Using the entries shown below, output the line containing "Write a LaTeX", the line containing "minimum width=138pt, minimum", and every line between them, exactly. Pictures are omitted.
----- Input data -----
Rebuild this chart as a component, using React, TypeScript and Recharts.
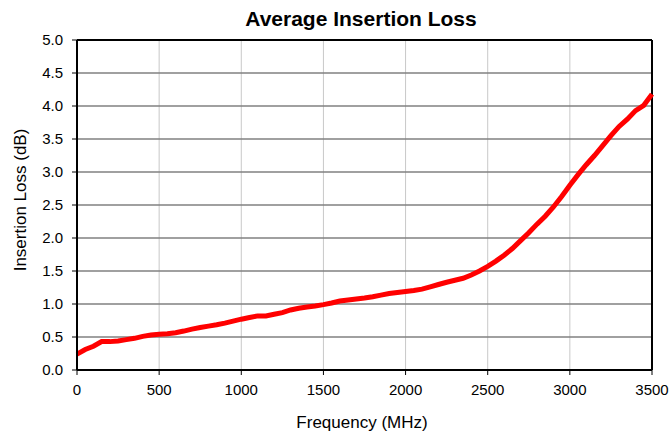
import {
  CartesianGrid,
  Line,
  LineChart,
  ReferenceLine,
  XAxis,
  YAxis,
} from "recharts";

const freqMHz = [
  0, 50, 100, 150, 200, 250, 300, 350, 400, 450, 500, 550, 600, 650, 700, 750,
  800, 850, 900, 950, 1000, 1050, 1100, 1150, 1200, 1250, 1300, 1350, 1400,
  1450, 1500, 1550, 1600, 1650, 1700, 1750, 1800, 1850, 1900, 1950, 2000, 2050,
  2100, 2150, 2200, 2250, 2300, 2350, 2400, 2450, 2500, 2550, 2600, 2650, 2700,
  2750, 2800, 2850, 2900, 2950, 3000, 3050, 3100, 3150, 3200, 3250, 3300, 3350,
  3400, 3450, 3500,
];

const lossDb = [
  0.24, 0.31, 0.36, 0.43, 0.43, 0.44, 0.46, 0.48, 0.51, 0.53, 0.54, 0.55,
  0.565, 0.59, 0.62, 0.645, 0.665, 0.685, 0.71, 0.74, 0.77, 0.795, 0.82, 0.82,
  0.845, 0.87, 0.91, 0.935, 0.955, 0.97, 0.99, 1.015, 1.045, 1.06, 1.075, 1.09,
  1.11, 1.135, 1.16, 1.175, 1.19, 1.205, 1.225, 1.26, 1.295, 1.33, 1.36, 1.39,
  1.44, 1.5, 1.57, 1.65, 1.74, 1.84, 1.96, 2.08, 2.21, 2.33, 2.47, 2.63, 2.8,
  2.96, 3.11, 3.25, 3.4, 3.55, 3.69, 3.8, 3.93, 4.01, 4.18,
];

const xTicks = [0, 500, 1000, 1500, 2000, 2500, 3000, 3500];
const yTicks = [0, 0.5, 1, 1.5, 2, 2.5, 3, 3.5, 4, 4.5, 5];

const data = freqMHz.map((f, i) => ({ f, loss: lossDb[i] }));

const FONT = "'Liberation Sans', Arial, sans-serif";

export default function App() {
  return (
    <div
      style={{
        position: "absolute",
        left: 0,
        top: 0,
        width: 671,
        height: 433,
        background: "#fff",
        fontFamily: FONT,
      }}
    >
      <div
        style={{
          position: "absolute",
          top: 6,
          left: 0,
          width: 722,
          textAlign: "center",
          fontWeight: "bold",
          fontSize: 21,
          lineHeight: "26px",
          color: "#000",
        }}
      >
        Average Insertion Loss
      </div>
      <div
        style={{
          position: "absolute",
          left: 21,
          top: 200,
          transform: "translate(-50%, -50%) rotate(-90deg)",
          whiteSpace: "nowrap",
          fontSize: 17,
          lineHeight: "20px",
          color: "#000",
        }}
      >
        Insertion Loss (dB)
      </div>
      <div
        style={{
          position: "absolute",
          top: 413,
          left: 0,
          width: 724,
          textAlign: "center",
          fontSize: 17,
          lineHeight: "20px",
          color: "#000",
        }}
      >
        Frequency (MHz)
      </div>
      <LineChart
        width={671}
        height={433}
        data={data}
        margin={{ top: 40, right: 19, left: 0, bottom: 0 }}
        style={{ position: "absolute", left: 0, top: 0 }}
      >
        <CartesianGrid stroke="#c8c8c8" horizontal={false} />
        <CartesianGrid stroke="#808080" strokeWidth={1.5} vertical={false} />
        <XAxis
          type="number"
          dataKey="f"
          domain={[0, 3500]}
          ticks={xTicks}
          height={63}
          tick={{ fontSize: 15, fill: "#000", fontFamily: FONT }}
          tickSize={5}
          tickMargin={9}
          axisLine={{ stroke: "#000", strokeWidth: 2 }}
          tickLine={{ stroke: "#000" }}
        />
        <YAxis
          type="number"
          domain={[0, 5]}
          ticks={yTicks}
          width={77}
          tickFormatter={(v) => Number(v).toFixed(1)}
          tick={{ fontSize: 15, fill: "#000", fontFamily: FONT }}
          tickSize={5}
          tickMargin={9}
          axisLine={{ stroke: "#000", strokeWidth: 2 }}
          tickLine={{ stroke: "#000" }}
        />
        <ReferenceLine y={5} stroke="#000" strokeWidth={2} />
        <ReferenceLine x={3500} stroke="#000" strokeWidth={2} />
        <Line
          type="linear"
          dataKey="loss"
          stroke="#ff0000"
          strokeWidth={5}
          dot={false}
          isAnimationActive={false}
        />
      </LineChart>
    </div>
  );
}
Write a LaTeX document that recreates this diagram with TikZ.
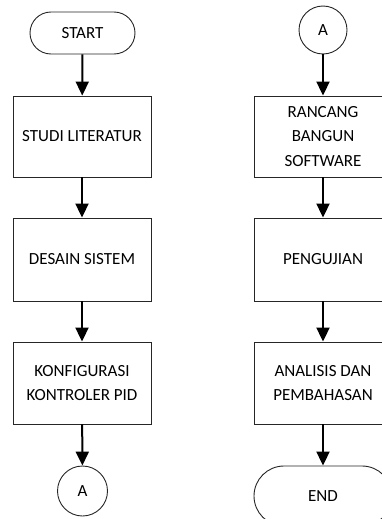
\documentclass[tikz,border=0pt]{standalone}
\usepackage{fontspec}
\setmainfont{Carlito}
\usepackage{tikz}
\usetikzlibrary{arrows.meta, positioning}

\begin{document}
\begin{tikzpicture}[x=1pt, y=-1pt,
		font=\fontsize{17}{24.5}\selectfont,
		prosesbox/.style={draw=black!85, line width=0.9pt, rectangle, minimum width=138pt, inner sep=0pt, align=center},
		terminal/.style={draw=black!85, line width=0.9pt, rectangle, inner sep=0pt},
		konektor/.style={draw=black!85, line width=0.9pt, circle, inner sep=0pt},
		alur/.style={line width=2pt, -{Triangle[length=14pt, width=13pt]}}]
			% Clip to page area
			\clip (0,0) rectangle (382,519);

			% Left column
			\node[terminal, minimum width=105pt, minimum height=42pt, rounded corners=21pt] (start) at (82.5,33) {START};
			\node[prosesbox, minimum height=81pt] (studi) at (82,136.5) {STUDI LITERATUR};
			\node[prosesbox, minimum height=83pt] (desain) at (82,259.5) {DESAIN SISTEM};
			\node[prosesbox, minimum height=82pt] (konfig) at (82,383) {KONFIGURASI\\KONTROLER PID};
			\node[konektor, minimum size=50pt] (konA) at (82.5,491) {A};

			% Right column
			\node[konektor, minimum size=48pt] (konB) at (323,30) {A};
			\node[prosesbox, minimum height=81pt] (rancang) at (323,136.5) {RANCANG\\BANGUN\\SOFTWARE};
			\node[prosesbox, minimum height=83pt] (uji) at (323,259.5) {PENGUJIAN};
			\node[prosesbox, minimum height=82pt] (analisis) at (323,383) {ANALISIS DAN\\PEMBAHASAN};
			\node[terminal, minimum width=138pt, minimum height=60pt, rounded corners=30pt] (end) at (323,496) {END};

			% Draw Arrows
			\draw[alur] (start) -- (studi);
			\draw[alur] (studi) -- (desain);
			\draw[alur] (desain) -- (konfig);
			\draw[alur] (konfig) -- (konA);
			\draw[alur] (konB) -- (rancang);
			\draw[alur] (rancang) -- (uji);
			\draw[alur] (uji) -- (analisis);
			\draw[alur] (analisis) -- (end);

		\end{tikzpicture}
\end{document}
-----
----- Input data -----
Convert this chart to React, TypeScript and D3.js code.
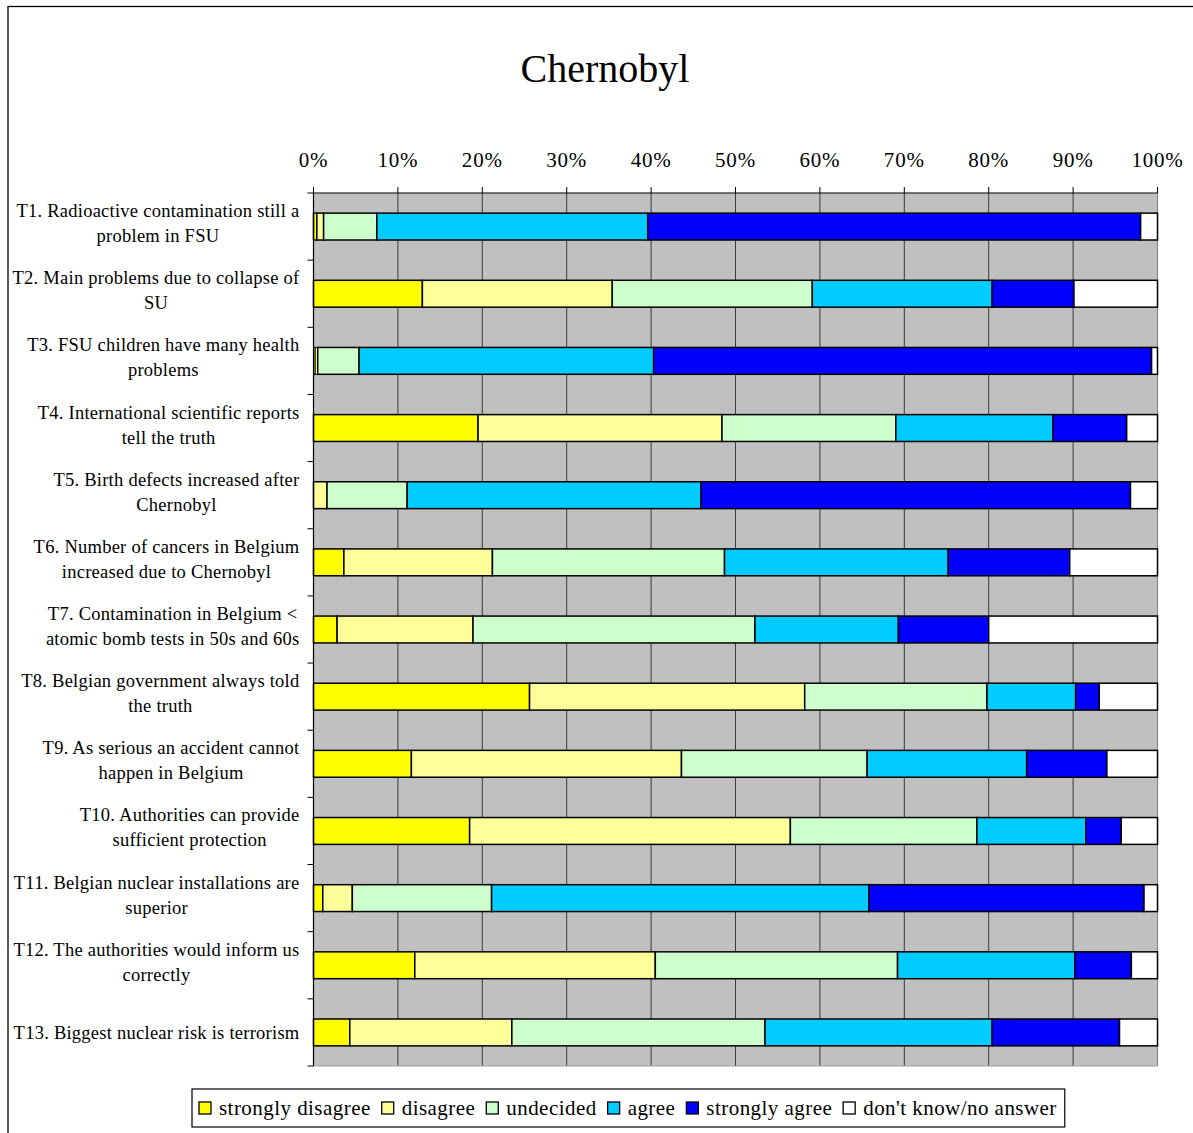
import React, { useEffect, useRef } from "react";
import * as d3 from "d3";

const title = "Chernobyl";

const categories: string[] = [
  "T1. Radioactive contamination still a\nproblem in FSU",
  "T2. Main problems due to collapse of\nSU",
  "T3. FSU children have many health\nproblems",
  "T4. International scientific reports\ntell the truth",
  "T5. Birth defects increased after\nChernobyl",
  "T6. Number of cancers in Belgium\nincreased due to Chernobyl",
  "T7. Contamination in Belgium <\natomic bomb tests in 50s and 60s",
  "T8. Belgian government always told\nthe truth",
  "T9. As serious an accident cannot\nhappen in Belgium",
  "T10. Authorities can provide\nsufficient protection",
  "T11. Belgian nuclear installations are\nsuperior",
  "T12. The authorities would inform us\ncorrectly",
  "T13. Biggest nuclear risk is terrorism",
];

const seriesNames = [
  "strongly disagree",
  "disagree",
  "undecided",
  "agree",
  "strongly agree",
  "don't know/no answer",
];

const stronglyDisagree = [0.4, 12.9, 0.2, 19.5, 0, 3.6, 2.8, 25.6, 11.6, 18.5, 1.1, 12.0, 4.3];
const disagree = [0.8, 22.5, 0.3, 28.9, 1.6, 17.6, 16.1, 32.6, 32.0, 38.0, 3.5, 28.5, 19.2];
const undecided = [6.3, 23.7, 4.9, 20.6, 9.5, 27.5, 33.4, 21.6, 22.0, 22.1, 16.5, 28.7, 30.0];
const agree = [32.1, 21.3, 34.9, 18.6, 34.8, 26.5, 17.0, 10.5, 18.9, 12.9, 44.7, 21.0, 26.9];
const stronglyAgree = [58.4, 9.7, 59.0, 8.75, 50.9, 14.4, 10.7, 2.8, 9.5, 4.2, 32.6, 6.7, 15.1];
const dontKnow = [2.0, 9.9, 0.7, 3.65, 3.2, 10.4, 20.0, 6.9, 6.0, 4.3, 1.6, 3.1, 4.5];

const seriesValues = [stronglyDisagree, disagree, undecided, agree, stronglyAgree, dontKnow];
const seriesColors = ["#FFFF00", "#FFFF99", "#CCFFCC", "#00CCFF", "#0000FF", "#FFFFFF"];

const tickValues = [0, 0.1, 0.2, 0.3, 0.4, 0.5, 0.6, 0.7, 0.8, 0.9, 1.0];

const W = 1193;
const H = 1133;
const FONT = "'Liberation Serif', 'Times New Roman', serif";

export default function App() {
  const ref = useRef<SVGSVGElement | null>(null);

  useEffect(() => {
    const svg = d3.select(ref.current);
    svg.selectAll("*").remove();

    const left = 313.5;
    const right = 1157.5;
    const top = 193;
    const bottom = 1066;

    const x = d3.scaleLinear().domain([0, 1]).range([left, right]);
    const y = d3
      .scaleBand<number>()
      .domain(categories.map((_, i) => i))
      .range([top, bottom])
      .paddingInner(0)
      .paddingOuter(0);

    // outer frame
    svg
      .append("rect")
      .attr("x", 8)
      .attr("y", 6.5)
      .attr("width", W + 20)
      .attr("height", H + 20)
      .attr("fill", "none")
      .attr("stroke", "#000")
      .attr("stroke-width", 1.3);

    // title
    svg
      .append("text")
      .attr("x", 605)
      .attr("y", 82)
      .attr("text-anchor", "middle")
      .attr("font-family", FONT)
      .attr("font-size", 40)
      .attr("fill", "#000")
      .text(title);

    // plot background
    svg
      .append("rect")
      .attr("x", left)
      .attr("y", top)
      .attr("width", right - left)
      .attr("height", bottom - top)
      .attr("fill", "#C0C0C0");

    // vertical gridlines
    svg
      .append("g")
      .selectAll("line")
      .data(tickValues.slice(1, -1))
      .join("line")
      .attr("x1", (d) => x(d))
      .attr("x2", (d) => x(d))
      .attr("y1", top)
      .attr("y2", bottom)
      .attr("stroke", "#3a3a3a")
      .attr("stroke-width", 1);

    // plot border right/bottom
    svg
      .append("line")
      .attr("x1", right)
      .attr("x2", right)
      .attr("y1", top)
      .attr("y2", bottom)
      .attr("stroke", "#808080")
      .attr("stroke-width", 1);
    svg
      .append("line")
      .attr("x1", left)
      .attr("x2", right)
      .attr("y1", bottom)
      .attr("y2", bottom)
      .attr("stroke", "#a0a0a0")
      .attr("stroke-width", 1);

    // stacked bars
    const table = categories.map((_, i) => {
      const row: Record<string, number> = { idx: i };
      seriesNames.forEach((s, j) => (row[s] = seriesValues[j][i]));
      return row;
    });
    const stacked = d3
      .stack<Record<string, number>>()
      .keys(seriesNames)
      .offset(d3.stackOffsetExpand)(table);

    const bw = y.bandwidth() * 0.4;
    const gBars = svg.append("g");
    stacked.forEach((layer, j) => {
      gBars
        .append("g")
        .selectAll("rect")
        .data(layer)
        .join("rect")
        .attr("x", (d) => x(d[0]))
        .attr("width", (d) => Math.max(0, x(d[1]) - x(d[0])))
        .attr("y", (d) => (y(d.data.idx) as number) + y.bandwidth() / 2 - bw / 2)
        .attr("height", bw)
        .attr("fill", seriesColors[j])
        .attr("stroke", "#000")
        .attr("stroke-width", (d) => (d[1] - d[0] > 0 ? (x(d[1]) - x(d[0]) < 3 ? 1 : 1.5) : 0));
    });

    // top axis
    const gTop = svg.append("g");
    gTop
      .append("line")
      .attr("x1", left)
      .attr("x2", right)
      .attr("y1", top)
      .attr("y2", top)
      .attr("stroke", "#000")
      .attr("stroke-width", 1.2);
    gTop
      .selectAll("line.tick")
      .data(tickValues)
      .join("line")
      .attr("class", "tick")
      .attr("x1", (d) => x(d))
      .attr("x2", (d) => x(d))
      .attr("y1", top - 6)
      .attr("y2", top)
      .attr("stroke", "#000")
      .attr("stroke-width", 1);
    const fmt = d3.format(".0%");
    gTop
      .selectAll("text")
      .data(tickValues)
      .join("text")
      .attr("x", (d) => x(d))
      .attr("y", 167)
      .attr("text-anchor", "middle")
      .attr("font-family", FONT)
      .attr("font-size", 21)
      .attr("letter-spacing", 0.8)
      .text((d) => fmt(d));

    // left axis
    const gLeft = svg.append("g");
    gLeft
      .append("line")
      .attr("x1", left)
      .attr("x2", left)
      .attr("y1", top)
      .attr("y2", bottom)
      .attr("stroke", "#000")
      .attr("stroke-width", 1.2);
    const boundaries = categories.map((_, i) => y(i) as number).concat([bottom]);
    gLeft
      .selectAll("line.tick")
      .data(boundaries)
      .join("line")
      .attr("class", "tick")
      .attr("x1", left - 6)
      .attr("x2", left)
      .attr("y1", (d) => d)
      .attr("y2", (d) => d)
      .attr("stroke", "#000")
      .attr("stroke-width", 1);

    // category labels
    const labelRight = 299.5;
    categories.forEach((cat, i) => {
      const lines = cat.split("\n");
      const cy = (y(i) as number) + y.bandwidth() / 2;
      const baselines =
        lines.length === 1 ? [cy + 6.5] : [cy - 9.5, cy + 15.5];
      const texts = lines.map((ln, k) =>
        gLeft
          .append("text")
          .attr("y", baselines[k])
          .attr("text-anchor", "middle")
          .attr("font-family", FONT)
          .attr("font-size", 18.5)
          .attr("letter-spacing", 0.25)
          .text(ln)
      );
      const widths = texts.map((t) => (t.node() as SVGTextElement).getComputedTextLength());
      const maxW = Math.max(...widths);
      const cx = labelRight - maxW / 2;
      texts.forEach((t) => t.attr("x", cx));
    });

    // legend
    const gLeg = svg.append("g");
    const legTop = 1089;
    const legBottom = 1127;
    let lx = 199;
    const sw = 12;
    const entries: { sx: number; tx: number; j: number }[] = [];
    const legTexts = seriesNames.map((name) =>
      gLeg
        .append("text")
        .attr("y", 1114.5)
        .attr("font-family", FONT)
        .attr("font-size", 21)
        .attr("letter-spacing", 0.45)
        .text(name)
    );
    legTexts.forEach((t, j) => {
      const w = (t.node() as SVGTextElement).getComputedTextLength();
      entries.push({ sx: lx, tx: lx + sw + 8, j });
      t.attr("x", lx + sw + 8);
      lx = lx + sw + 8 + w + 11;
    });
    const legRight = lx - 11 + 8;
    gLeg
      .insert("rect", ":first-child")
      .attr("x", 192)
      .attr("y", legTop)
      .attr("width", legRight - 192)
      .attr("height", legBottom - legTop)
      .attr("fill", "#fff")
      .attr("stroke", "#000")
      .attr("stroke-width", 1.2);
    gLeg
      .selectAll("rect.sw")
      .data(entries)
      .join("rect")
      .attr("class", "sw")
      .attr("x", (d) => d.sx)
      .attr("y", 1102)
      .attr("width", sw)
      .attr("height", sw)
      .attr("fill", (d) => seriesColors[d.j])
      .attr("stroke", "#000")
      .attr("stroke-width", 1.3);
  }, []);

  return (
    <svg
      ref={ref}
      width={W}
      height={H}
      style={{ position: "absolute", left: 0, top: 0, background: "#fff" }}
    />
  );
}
-----
----- Input data -----
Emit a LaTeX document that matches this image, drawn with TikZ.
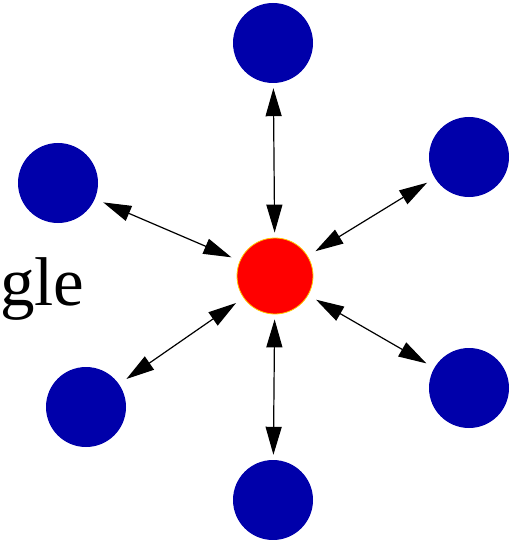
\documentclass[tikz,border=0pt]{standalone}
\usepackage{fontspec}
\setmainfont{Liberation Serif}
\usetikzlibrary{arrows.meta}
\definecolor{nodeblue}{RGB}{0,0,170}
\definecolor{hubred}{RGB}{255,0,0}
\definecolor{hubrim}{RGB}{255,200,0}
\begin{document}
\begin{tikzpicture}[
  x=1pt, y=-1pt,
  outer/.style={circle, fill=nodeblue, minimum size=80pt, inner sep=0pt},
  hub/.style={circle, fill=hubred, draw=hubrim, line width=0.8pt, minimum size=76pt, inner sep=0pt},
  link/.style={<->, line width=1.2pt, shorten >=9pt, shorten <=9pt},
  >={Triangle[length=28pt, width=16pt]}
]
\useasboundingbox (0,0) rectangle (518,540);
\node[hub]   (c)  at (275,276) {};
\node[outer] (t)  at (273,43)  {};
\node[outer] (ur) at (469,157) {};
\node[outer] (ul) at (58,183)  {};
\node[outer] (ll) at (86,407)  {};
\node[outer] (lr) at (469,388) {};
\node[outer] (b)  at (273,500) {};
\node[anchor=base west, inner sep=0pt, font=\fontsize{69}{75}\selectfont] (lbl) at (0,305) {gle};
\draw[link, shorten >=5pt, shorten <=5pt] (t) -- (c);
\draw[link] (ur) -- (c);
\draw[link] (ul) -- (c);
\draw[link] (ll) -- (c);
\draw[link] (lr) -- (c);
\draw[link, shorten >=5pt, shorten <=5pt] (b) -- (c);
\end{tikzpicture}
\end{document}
-----
§ **Written solution**:
Write a LaTeX document that recreates this diagram with TikZ.
\documentclass[tikz,border=0pt]{standalone}
\usepackage{fontspec}
\setmainfont{Carlito}
\usepackage{tikz}
\usetikzlibrary{arrows.meta, positioning}

\begin{document}
\begin{tikzpicture}[x=1pt, y=-1pt,
		font=\fontsize{17}{24.5}\selectfont,
		prosesbox/.style={draw=black!85, line width=0.9pt, rectangle, minimum width=138pt, inner sep=0pt, align=center},
		terminal/.style={draw=black!85, line width=0.9pt, rectangle, inner sep=0pt},
		konektor/.style={draw=black!85, line width=0.9pt, circle, inner sep=0pt},
		alur/.style={line width=2pt, -{Triangle[length=14pt, width=13pt]}}]
			% Clip to page area
			\clip (0,0) rectangle (382,519);

			% Left column
			\node[terminal, minimum width=105pt, minimum height=42pt, rounded corners=21pt] (start) at (82.5,33) {START};
			\node[prosesbox, minimum height=81pt] (studi) at (82,136.5) {STUDI LITERATUR};
			\node[prosesbox, minimum height=83pt] (desain) at (82,259.5) {DESAIN SISTEM};
			\node[prosesbox, minimum height=82pt] (konfig) at (82,383) {KONFIGURASI\\KONTROLER PID};
			\node[konektor, minimum size=50pt] (konA) at (82.5,491) {A};

			% Right column
			\node[konektor, minimum size=48pt] (konB) at (323,30) {A};
			\node[prosesbox, minimum height=81pt] (rancang) at (323,136.5) {RANCANG\\BANGUN\\SOFTWARE};
			\node[prosesbox, minimum height=83pt] (uji) at (323,259.5) {PENGUJIAN};
			\node[prosesbox, minimum height=82pt] (analisis) at (323,383) {ANALISIS DAN\\PEMBAHASAN};
			\node[terminal, minimum width=138pt, minimum height=60pt, rounded corners=30pt] (end) at (323,496) {END};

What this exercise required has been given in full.